The BMA is widely recognized for its substantial prints, drawings, and photographs collection, which includes 65,000 works across a broad range of time periods and geographies and encompasses two-thirds of the museum’s overall holdings. The John Waters Collection is a restricted gift with works by an incredible array of artists and represents in depth the work of Vincent Fecteau, Peter Fischli & David Weiss, Peter Hujar, Mike Kelley, Jack Pierson, Karin Sander, and Richard Tuttle. These works greatly enrich the BMA’s collection and allow the museum to further enhance its focus on an area of scholarship that distinguishes the institution. The gift is further animated by Waters’ creative sensibilities and his long-standing personal relationships with many of the featured artists, making it a particularly singular contribution and one that builds on the long legacy of important collection gifts to the museum, including the Cone Collection, Lucas Collection, and Wurtzberger Collection, among others.
The announcement of this important collection follows the BMA’s release in September that it has received $5 million from longtime museum supporters Nancy Dorman and Stanley Mazaroff to establish a center dedicated to the presentation, study, and preservation of its prints, drawings, and photographs collection. The approximately 7,000-square-foot Nancy Dorman and Stanley Mazaroff Center for the Study of Prints, Drawings and Photographs, which will live on the museum’s first floor and open in fall 2021, provides new and prominent gallery space for the presentation of this work. The establishment of the center ensures that the works in the John Waters Collection gift will remain in active rotation within the museum’s public displays. The BMA plans to present a comprehensive exhibition of works from the gift in the center’s galleries within the next five years.
Waters commented, “The first art I ever bought was a two-dollar Miró poster at The Baltimore Museum of Art gift shop back in the ’50s when I was a child. After taking it home and hanging it on my bedroom wall at my parents’ house, I realized from the hostile reaction of my neighborhood playmates that art could provoke, shock, and cause trouble. I became a collector for life. It’s only fitting that the fruits of my 60-year search for new art that could startle, antagonize, and infuriate even me, ends up where it all began—in my hometown museum.”
Over the course of his five-decade career, Waters has left an indelible mark on filmmaking and popular culture and pushed the boundaries of creative endeavor. His visual arts practice embraces photographs, sculptures, sound and video works, and mixed-media installations that engage with insider knowledge, celebrity culture, consumerism, sex, and identity.
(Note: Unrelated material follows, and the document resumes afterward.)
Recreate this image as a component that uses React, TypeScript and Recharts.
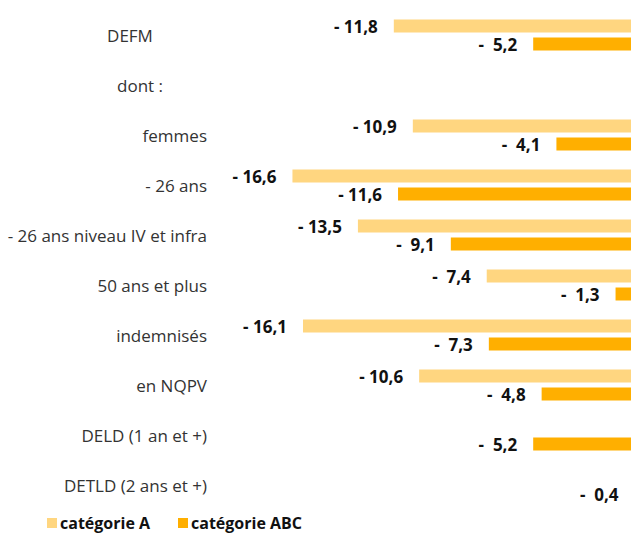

His manipulation and subversion of images, symbols, and low-brow references entice viewers to connect with his astute observations about society—conversations that feel ever more prescient and necessary today. With the John Waters Collection gift, which includes a wide selection of his own works—many of which were included in his retrospective—the BMA will be able to provide, in perpetuity, a comprehensive view of Waters’ singular vision and approach.
“The BMA is in many ways the story of the individuals whose contributions have shaped the trajectory of the museum’s collection—Robert Garrett, Jacob Epstein, Mary Frick Jacobs, Claribel and Etta Cone, Saidie Adler May, George A. Lucas, and many others. The addition of John Waters’ collection brings an extraordinary new chapter to these legacies and offers a particular point of pride for the Baltimore community,” said Christopher Bedford, the BMA’s Dorothy Wagner Wallis Director. “As with other significant collections with the museum, John’s collection is developed through an acute personal sensibility that harnesses the power of art to elicit humor, provoke questions, and challenge long-held traditions and norms. This vision melds seamlessly with the BMA’s own mission to upend the standard narrations of art history. We are delighted and indebted to John for helping us further propel this vision through his own collection gift.”